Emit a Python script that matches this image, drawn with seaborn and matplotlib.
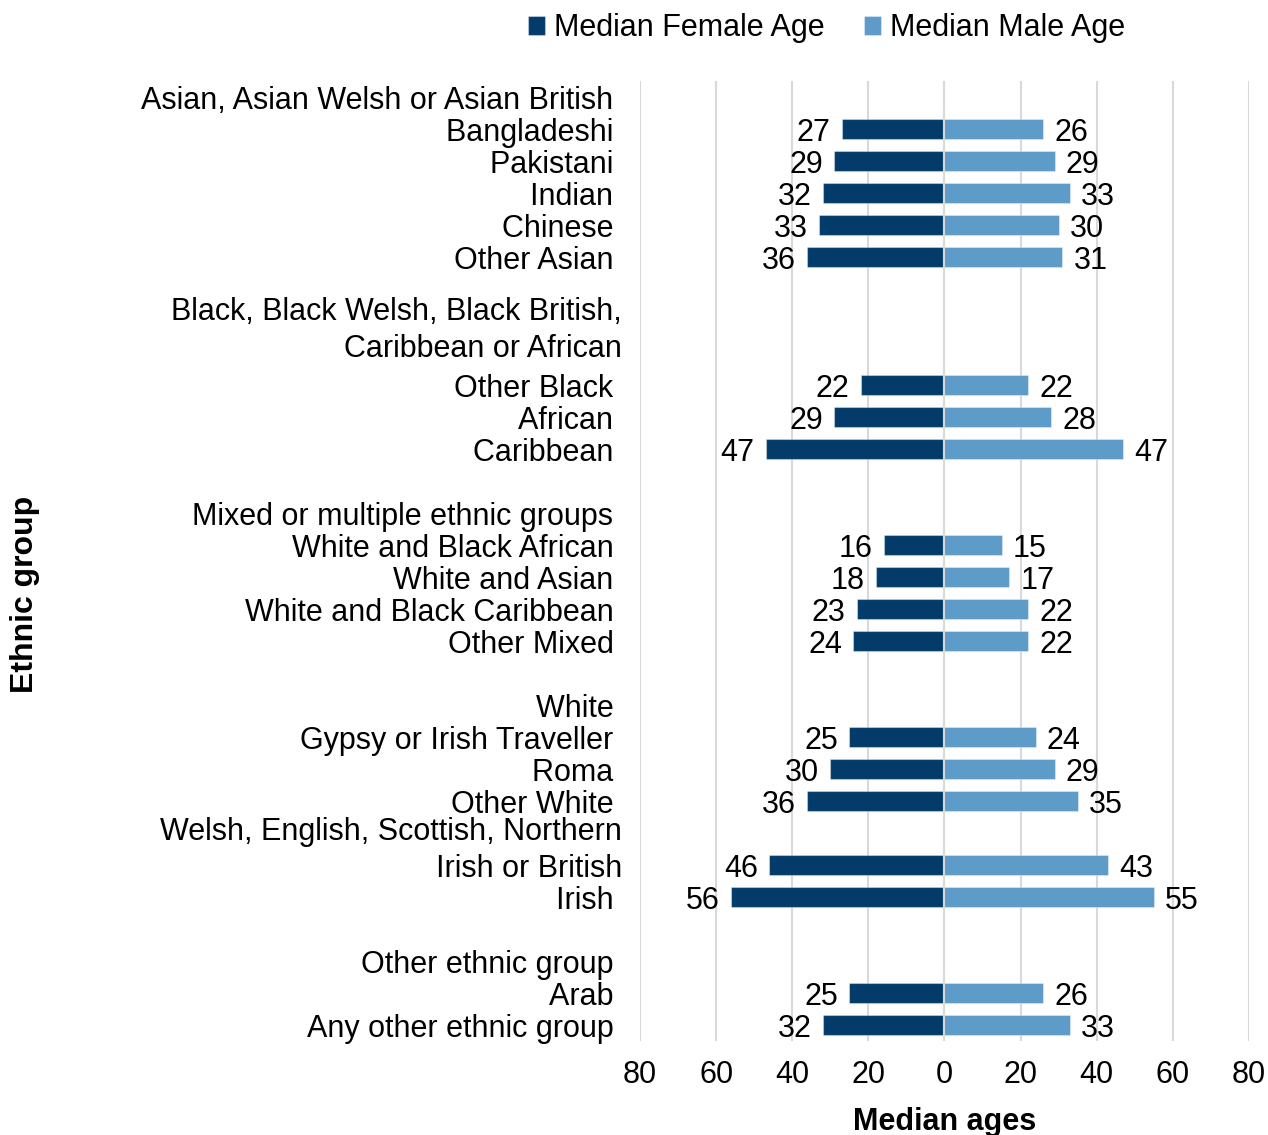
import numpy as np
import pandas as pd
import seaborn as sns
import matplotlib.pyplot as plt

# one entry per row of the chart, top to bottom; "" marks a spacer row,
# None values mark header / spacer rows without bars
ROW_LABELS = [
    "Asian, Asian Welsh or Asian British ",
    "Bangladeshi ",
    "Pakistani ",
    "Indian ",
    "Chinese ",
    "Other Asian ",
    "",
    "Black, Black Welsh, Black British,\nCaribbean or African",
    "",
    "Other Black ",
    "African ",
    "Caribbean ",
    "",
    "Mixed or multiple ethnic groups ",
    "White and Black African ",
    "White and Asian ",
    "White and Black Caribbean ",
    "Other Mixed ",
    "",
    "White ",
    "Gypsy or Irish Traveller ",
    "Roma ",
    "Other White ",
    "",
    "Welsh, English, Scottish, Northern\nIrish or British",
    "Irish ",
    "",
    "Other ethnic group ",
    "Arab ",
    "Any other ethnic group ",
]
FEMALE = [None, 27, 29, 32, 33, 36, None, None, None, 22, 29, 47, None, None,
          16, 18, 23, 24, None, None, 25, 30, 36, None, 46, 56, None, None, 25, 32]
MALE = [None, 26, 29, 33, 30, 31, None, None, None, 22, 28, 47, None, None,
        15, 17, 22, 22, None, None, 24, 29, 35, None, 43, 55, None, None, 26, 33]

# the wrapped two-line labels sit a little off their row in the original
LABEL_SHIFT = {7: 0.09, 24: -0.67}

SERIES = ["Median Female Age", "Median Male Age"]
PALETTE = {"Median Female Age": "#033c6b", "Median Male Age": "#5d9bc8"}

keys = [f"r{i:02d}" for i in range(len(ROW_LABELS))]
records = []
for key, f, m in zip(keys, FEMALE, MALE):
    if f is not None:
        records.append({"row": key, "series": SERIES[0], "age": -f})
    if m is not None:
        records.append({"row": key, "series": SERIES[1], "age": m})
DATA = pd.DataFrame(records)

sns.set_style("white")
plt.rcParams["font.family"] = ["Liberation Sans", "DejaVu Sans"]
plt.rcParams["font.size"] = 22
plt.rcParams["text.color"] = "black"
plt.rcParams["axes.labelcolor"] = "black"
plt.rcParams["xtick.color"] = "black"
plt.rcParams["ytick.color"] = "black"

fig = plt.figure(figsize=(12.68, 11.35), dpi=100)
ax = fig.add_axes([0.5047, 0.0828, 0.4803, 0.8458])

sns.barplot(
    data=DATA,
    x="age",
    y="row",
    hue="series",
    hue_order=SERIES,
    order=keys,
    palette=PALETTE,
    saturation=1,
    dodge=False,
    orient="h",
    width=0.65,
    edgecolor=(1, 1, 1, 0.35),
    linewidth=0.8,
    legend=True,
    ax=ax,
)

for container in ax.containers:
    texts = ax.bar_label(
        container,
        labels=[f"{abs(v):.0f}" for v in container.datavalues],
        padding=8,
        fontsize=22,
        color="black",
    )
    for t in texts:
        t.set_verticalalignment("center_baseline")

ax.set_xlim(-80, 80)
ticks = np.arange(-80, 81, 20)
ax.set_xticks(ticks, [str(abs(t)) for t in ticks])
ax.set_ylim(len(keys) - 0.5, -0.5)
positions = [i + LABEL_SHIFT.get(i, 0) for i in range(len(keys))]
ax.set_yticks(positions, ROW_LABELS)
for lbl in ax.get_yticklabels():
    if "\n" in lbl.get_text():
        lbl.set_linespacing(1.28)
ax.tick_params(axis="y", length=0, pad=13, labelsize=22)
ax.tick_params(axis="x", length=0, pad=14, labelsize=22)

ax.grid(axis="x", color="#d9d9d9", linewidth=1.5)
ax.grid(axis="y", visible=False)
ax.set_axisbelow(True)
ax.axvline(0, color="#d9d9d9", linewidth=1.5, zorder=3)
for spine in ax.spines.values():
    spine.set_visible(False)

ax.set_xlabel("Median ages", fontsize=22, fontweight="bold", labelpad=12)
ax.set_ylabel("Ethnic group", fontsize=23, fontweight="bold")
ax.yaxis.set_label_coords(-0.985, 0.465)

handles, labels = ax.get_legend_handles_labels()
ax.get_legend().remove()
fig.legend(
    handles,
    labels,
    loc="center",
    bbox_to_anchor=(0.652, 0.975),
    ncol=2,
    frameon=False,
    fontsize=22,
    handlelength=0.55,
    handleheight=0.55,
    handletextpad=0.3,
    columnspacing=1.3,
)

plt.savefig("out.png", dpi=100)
========================================
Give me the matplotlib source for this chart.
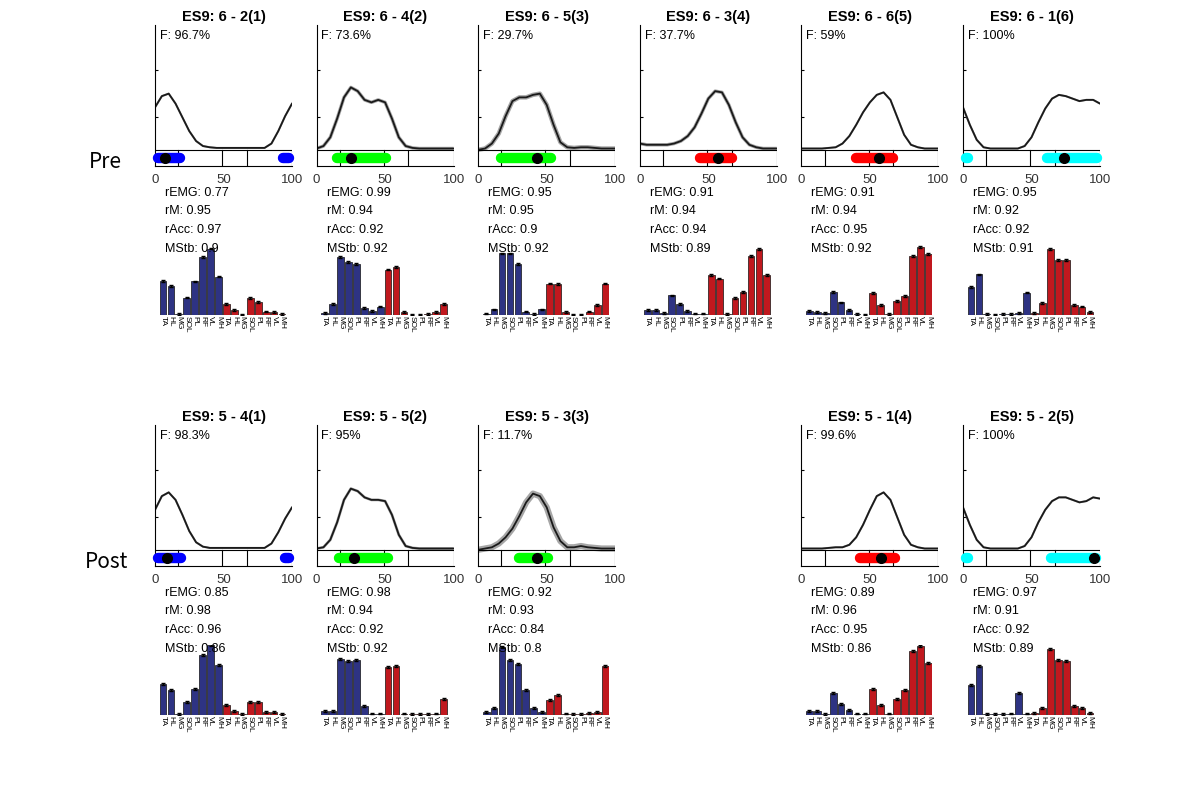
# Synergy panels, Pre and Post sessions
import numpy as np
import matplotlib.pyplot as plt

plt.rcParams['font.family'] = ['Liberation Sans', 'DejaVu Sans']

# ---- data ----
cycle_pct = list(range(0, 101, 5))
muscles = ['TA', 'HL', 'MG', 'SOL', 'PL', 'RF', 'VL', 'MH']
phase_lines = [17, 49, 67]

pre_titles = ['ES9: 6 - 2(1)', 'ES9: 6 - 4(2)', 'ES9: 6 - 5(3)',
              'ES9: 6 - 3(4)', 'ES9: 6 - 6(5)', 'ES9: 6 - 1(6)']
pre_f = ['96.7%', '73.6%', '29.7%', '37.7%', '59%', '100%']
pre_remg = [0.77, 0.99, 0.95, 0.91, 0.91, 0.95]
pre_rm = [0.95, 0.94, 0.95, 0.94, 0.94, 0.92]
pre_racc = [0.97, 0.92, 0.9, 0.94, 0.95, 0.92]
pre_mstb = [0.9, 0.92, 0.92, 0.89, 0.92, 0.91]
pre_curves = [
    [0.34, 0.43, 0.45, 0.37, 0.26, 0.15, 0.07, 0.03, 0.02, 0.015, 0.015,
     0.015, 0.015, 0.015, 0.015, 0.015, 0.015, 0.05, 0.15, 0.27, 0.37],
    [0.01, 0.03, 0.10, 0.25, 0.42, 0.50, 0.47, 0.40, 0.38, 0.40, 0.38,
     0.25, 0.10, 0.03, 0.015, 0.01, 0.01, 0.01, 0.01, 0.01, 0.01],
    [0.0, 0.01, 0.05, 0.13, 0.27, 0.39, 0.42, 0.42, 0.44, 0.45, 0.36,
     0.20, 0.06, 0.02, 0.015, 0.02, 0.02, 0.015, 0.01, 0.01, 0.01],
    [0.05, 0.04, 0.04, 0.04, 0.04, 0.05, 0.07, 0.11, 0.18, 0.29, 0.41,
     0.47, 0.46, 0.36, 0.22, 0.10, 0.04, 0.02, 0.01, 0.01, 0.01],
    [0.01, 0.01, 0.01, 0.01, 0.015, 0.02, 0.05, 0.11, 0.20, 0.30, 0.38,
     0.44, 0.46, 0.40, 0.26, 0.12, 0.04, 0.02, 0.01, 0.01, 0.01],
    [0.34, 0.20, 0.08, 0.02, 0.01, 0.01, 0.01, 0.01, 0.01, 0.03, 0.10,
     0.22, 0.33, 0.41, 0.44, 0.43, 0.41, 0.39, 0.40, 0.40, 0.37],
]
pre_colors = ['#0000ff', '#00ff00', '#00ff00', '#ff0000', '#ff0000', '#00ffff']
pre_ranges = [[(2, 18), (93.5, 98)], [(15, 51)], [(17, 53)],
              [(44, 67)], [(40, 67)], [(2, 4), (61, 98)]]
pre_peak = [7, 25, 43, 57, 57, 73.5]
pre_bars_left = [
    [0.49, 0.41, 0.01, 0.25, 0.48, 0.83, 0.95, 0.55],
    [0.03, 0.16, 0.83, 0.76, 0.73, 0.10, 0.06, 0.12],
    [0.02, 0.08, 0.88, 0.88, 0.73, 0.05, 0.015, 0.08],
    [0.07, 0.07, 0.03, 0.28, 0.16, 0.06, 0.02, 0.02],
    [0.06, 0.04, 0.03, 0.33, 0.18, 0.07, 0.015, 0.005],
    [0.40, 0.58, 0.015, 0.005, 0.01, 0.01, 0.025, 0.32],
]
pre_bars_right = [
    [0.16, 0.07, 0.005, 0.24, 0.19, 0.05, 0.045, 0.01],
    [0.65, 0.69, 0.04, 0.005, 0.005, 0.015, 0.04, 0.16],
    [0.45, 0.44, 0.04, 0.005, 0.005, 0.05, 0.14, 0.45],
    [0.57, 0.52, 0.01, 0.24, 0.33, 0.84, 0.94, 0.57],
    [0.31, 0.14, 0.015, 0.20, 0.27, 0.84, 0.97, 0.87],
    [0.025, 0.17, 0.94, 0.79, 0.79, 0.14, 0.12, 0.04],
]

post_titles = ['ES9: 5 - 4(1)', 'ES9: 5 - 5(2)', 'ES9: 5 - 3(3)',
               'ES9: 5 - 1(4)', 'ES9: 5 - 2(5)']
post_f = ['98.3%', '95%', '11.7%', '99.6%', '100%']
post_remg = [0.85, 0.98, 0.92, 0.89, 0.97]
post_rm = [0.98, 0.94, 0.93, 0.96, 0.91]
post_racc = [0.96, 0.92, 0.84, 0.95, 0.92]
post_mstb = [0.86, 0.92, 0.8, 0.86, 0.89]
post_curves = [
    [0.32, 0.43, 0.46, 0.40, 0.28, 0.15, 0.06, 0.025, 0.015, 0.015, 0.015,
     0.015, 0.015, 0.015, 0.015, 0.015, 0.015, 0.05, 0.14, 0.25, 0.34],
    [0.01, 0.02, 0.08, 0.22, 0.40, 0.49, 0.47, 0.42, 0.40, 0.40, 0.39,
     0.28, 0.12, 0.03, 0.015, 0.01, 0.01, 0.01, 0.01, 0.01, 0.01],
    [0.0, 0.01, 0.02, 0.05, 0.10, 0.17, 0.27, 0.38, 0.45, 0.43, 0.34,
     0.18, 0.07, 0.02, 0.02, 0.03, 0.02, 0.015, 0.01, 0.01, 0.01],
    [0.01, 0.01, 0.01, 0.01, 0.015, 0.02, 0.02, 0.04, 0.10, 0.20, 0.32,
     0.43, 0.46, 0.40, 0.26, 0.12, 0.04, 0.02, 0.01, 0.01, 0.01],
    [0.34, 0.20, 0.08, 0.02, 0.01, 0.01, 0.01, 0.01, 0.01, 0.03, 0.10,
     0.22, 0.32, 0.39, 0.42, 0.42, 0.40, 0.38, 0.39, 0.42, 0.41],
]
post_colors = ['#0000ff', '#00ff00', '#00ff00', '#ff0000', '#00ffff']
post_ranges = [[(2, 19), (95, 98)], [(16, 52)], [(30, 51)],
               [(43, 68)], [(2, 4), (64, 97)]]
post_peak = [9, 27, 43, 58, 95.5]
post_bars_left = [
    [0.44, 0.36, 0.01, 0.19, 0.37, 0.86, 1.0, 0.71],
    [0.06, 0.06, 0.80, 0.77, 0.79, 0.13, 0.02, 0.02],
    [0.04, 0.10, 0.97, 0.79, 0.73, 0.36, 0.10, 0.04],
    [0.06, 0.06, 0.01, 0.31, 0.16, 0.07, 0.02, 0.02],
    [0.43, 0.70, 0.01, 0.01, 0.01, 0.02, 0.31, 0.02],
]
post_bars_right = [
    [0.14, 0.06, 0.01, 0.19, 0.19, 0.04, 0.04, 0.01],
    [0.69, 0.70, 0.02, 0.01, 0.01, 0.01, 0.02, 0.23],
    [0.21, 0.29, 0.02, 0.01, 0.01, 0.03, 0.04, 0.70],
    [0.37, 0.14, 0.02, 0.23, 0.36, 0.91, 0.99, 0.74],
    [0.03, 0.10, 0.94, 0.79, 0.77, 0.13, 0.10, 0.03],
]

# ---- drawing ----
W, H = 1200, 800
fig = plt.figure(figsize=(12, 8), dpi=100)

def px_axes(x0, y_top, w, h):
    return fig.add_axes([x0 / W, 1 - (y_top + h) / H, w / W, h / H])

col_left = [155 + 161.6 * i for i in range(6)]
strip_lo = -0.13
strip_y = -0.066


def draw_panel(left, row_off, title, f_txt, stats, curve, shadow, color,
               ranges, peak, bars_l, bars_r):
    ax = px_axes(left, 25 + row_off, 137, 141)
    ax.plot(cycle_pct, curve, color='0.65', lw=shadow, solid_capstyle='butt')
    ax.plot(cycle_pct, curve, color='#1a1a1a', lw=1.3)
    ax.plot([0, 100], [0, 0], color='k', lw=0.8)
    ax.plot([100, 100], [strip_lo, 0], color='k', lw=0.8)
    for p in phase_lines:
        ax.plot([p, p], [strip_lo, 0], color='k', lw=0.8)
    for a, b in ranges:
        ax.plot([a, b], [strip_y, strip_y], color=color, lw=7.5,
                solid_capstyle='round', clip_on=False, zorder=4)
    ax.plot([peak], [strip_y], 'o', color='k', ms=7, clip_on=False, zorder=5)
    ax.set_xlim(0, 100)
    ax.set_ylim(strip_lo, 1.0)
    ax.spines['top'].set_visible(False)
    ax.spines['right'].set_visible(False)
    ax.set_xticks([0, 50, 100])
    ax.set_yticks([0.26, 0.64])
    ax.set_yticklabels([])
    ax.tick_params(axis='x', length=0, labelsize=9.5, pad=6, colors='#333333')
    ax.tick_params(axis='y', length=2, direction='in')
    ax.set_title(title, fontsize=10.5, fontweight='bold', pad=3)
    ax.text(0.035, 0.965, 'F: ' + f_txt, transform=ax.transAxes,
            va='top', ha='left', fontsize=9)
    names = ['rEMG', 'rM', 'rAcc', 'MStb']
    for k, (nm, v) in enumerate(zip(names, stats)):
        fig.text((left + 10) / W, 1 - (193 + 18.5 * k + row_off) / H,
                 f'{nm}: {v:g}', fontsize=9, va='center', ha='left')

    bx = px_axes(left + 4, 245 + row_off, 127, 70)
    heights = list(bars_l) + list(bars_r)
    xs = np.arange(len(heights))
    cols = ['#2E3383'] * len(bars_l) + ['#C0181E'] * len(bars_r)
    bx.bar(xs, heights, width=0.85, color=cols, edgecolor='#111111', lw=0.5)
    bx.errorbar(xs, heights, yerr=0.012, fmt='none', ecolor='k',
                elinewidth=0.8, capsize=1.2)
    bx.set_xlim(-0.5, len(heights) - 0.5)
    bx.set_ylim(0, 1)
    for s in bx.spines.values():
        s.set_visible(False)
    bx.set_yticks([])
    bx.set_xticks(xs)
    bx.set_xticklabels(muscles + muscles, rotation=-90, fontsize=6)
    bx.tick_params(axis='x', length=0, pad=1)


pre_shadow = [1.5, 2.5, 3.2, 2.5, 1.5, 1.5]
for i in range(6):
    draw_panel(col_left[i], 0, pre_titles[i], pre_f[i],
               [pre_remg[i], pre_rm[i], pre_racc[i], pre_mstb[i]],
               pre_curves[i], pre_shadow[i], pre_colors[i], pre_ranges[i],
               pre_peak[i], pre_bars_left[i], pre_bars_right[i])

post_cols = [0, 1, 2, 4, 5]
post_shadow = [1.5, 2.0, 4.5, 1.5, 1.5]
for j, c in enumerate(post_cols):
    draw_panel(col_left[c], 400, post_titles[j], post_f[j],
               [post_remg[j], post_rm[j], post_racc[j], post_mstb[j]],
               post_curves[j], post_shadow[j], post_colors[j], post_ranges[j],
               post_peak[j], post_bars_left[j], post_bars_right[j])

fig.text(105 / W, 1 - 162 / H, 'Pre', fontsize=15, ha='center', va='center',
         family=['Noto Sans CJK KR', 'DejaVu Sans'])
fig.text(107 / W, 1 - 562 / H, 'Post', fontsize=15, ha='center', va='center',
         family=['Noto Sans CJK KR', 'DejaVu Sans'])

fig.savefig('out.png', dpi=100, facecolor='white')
========================================
Above are some records; quote exactly and only the lines that begin at the line containing "Give me the matplotlib source for this chart." and stop after the line containing "phase_lines = [17, 49, 67]", leaving out the pictures.

Give me the matplotlib source for this chart.
# Synergy panels, Pre and Post sessions
import numpy as np
import matplotlib.pyplot as plt

plt.rcParams['font.family'] = ['Liberation Sans', 'DejaVu Sans']

# ---- data ----
cycle_pct = list(range(0, 101, 5))
muscles = ['TA', 'HL', 'MG', 'SOL', 'PL', 'RF', 'VL', 'MH']
phase_lines = [17, 49, 67]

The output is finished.